(2)性同一性障害の診療の流れ
・ 性同一性障害の診療は,医療チームであるジェンダークリニックで行われる(図26).精神科医は,本人や家族から,現在の状態や成育歴を聴取して「心の性」を確定,不安やうつなどの精神状態,学校や職場などにおける社会的適応の状態などを考慮して,ホルモン療法や手術療法などの身体的治療のスケジュールをコーディネートする.産婦人科医や泌尿器科医は,①性器の形態などを含めた身体的診察,②性染色体の検査,③ホルモン検査などにより「身体の性」を確定する.この段階で心の性と身体の性とが一致していなければ,性同一性障害の診断がなされる.外部施設の第三者の委員の加わった適応判定会議にて承認されれば,ホルモン療法,手術療法へと進む.
1 )子どもの診療の流れと第2 次性徴抑制療法
・ 子どもの場合,第 2 次性徴が始まり,身体の性や指定された性への違和感が強まることで同性愛か性同一性障害の鑑別診断が容易になる.岡山大学ジェンダークリニック受診者の半数強が「物心ついた頃から」,約 9 割が中学生までに性別違和感をもっていた.中学生は,第 2 次性徴,恋愛,制服などの問題が重なるため自殺念慮が高率となりやすい.初めから本人が保護者と一緒に受診する例は増加しているが,親からの相談,学校からの相談から始まることも多い(図27).

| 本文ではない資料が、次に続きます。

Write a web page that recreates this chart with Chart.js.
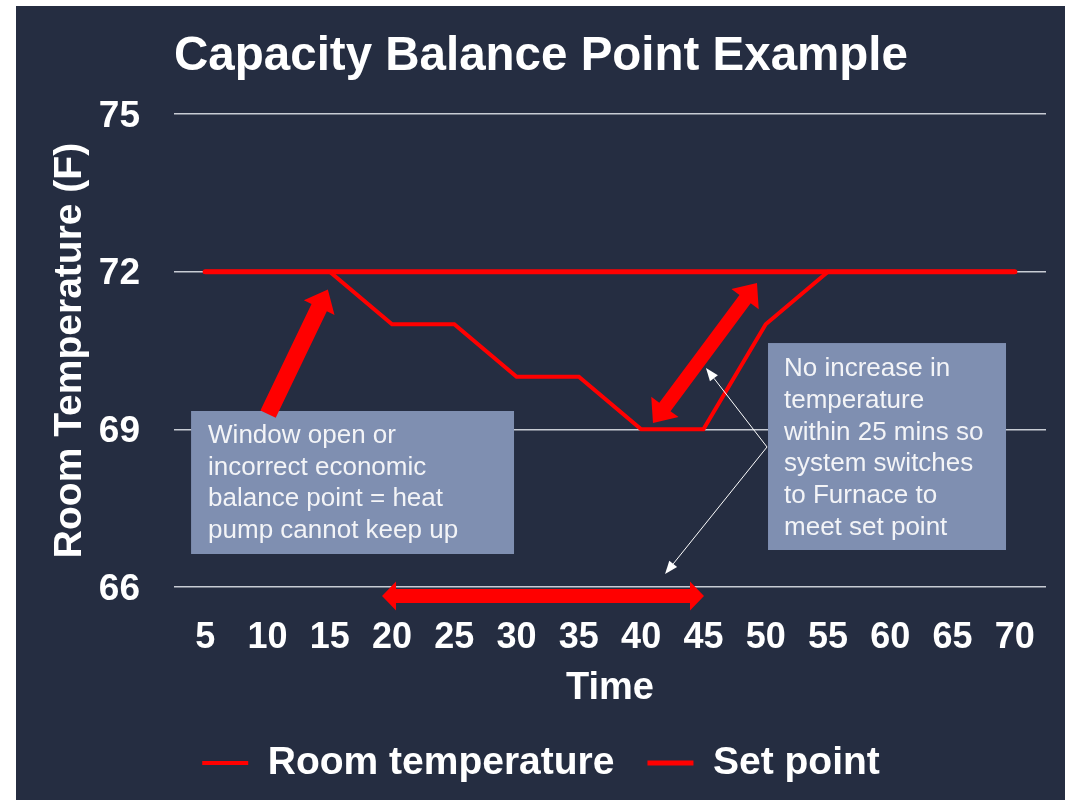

・ 第 2 次性徴が進行した場合,FTM 当事者では男性ホルモン療法を始めることで月経も止まり,身体も男性化していくが,MTF 当事者では女性ホルモン療法によっても,ひげ,がっちりした体型,低い声にあまり変化がみられない.このため,性別違和感の緩和,また,最終的な外見を望む性に近づける目的で第 2 次性徴抑制療法が行われる.そして,医療スタッフは,経過を観察して適切に診断するとともに,保護者や学校と連携を取り支援を開始する.
・ GnRH アゴニスト製剤の長期使用による身体への影響(骨密度など)や同級生の身体の変化との乖離,学業期のため通院が困難,高額な医療費の自費負担など,様々な課題がある.
2 )学校と連携した支援
・ 約 9 割の性同一性障害当事者は,小学生の頃に性別違和感を言葉で伝えることはできず,「封じ込められた」心理状態にある.「自分が何者か分からない」「誰にも分かってもらえない」と感じ,「自分はおかしい」「こんな自分が嫌い」というように,子どもの心の中で「トランスフォビア(性同一性障害への嫌悪感)の内在化」や「自尊感情の低下」が起きやすい.
・ トランスジェンダーの子どもが言い出しやすいように関連図書やレインボーフラッグなどを準備して外来の環境を準備するともに,告白しやすい態度や聞き方を身に着ける必要がある.2015 年の文部科学省の通知では,教職員の研修や医療との連携の必要性を指摘しており,医療スタッフは,教員への情報提供や啓発を推進する役割がある.特に,産婦人科スタッフは,性の多様性やLGBTQ+のことに配慮した性教育やライフプラン教育を行う必要がある.